A parent nucleus $X$ is decaying into daughter nucleus $Y$ which in turn decays to $Z$. The half lives of $X$ and $Y$ are $40000 \,yr$ and $20 \,yr$, respectively. In a certain sample, it is found that the number of $Y$ nuclei hardly changes with time. If the number of $X$ nuclei in the sample is $4 \times 10^{20}$, the number of $Y$ nuclei present in it is

Two radioactive materials $A$ and $B$ have decay constants $25 \lambda$ and $16 \lambda$ respectively. If initially they have the same number of nuclei, then the ratio of the number of nuclei of $B$ to that of $A$ will be "$e$" after a time $\frac{1}{a \lambda}$. The value of $a$ is $……$

A sample of radioactive element containing $4 \times 10^{16}$ active nuclei.

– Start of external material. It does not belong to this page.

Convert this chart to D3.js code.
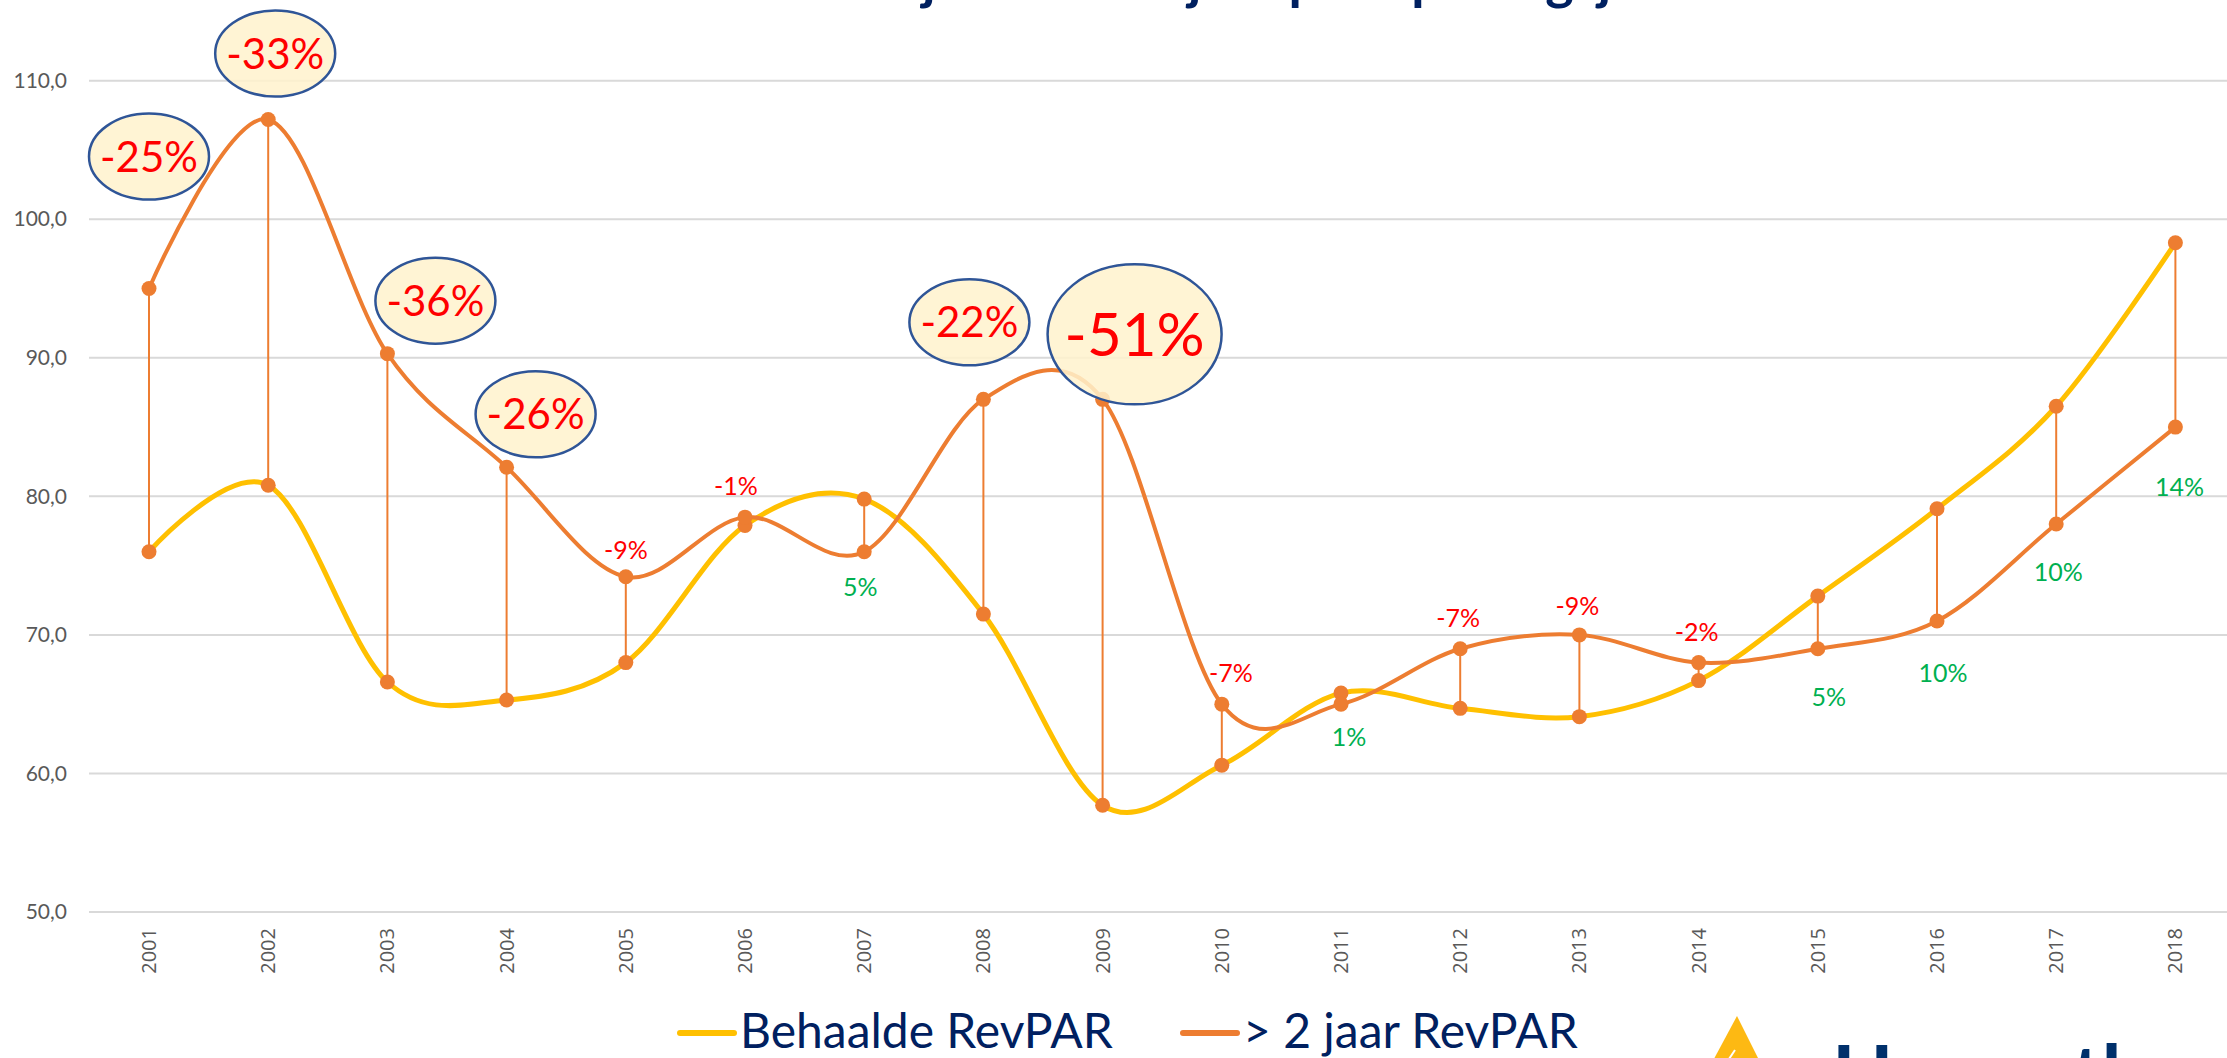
<!DOCTYPE html>
<html>
<head>
<meta charset="utf-8">
<script src="https://cdn.jsdelivr.net/npm/d3@7"></script>
<style>
body { margin: 0; background: #fff; overflow: hidden; }
svg { display: block; }
</style>
</head>
<body>
<script>
// data
var jaren = ["2001", "2002", "2003", "2004", "2005", "2006", "2007", "2008", "2009",
	"2010", "2011", "2012", "2013", "2014", "2015", "2016", "2017", "2018"];
var behaald = [76.0, 80.8, 66.6, 65.3, 68.0, 77.9, 79.8, 71.5, 57.7,
	60.6, 65.8, 64.7, 64.1, 66.7, 72.8, 79.1, 86.5, 98.3];
var tweeJaar = [95.0, 107.2, 90.3, 82.1, 74.2, 78.5, 76.0, 87.0, 87.0,
	65.0, 65.0, 69.0, 70.0, 68.0, 69.0, 71.0, 78.0, 85.0];
var verschil = ["-25%", "-33%", "-36%", "-26%", "-9%", "-1%", "5%", "-22%", "-51%",
	"-7%", "1%", "-7%", "-9%", "-2%", "5%", "10%", "10%", "14%"];
var yTicks = [50, 60, 70, 80, 90, 100, 110];
var reeksen = ["Behaalde RevPAR", "> 2 jaar RevPAR"];

// where each label sits relative to the orange point: [dx, dy, kind]
// kind 0 = plain label, 1 = ellipse callout, 2 = big ellipse callout
var labelPlek = [[0, -132, 1], [7, -66, 1], [48, -53, 1], [29, -53, 1], [0, -27, 0], [-9, -31, 0],
	[-4, 35, 0], [-14, -77, 1], [32, -65, 2], [9, -31, 0], [8, 33, 0], [-2, -31, 0],
	[-2, -29, 0], [-2, -31, 0], [11, 48, 0], [6, 52, 0], [2, 48, 0], [4, 60, 0]];

var W = 2227, H = 1058;
var svg = d3.select("body").append("svg").attr("width", W).attr("height", H);

var x = d3.scaleBand().domain(jaren).range([89.4, 89.4 + 18 * 119.2]);
var y = d3.scaleLinear().domain([50, 110]).range([912, 80.7]);
var cx = function(d, i) { return x(jaren[i]) + x.bandwidth() / 2; };

var orange = "#ED7D31", yellow = "#FFC000", navy = "#002060";

// title, mostly above the top edge (as in the reference)
svg.append("text")
	.attr("x", 1120).attr("y", -1)
	.attr("text-anchor", "middle")
	.attr("font-family", "Lato, sans-serif").attr("font-weight", 700).attr("font-size", 54)
	.attr("fill", navy)
	.text("RevPAR eerste jaar vs. > 2 jaar per openingsjaar");

// gridlines + y labels
var grid = svg.append("g");
grid.selectAll("line").data(yTicks).enter().append("line")
	.attr("x1", 89).attr("x2", W)
	.attr("y1", function(d) { return y(d); }).attr("y2", function(d) { return y(d); })
	.attr("stroke", "#D9D9D9").attr("stroke-width", 2);

var fmt = function(d) { return d3.format(".1f")(d).replace(".", ","); };
var yAxis = svg.append("g").attr("transform", "translate(67,0)")
	.call(d3.axisLeft(y).tickValues(yTicks).tickFormat(fmt).tickSize(0).tickPadding(0));
yAxis.select(".domain").remove();
yAxis.selectAll("text")
	.attr("font-family", "Lato, sans-serif").attr("font-size", 21).attr("fill", "#595959");

// x labels, rotated
var xAxis = svg.append("g").attr("transform", "translate(0,928)")
	.call(d3.axisBottom(x).tickSize(0).tickPadding(0));
xAxis.select(".domain").remove();
xAxis.selectAll("text")
	.attr("transform", "rotate(-90)")
	.attr("text-anchor", "end")
	.attr("x", 0).attr("y", 0).attr("dy", "0.35em")
	.attr("font-family", "'Open Sans', sans-serif").attr("font-size", 20).attr("fill", "#595959");

// smoothed lines
var line = d3.line()
	.x(cx)
	.y(function(d) { return y(d); })
	.curve(d3.curveCardinal.tension(0));

svg.append("path").datum(behaald)
	.attr("d", line).attr("fill", "none")
	.attr("stroke", yellow).attr("stroke-width", 5).attr("stroke-linecap", "round");

svg.append("path").datum(tweeJaar)
	.attr("d", line).attr("fill", "none")
	.attr("stroke", orange).attr("stroke-width", 4).attr("stroke-linecap", "round");

// drop lines between the two series
svg.append("g").selectAll("line").data(jaren).enter().append("line")
	.attr("x1", cx).attr("x2", cx)
	.attr("y1", function(d, i) { return y(behaald[i]); })
	.attr("y2", function(d, i) { return y(tweeJaar[i]); })
	.attr("stroke", orange).attr("stroke-width", 2);

var dots = svg.append("g");
[behaald, tweeJaar].forEach(function(reeks) {
	dots.selectAll(null).data(reeks).enter().append("circle")
		.attr("cx", cx)
		.attr("cy", function(d) { return y(d); })
		.attr("r", 7.5)
		.attr("fill", orange);
});

// percentage labels
var labels = svg.append("g");
verschil.forEach(function(txt, i) {
	var p = labelPlek[i];
	var lx = cx(null, i) + p[0];
	var ly = y(tweeJaar[i]) + p[1];
	var neg = txt.charAt(0) == "-";
	if (p[2] > 0) {
		var big = p[2] == 2;
		labels.append("ellipse")
			.attr("cx", lx).attr("cy", ly)
			.attr("rx", big ? 87 : 60).attr("ry", big ? 70 : 43)
			.attr("fill", "#FFF2CC").attr("fill-opacity", 0.85)
			.attr("stroke", "#2F5597").attr("stroke-width", 2.5);
	}
	labels.append("text")
		.attr("x", lx).attr("y", ly)
		.attr("dy", "0.36em")
		.attr("text-anchor", "middle")
		.attr("font-family", "Lato, sans-serif")
		.attr("font-size", p[2] == 2 ? 60 : (p[2] == 1 ? 42 : 25))
		.attr("fill", neg ? "#FF0000" : "#00B050")
		.text(txt);
});

// legend
var legend = svg.append("g");
var legX = [680, 1183];
[yellow, orange].forEach(function(c, i) {
	legend.append("line")
		.attr("x1", legX[i]).attr("x2", legX[i] + 54)
		.attr("y1", 1033).attr("y2", 1033)
		.attr("stroke", c).attr("stroke-width", 6).attr("stroke-linecap", "round");
	legend.append("text")
		.attr("x", legX[i] + 60).attr("y", 1048)
		.attr("font-family", "Lato, sans-serif").attr("font-size", 48)
		.attr("fill", navy)
		.text(reeksen[i]);
});

// logo, cut off by the bottom edge
var logo = svg.append("g");
logo.append("path")
	.attr("d", "M1708,1070 L1737,1016 L1764,1070 Z")
	.attr("fill", "#FDB913");
logo.append("line")
	.attr("x1", 1727).attr("y1", 1062).attr("x2", 1735).attr("y2", 1050)
	.attr("stroke", "#fff").attr("stroke-width", 2);
logo.append("text")
	.attr("x", 1832).attr("y", 1103)
	.attr("font-family", "Lato, sans-serif").attr("font-weight", 700).attr("font-size", 80)
	.attr("fill", "#00306B")
	.text("Horwath");
</script>
</body>
</html>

Half life of element is $10$ days, then number of decayed nuclei after $30$ days is  …….. $\times 10^{16}$ 

Calculate the time (in $minutes$) interval between $33 \,\%$ decay and $67\, \%$ decay if half-life of a substance is $20\, minutes.$

The half-life of ${ }^{198} {Au}$ is $3 \,days.$ If atomic weight of ${ }^{198} {Au}$ is $198\, {g} / {mol}$ then the activity of $2 \,{mg}$ of ${ }^{198} {Au}$ is ….. $\times 10^{12}\,disintegration/second$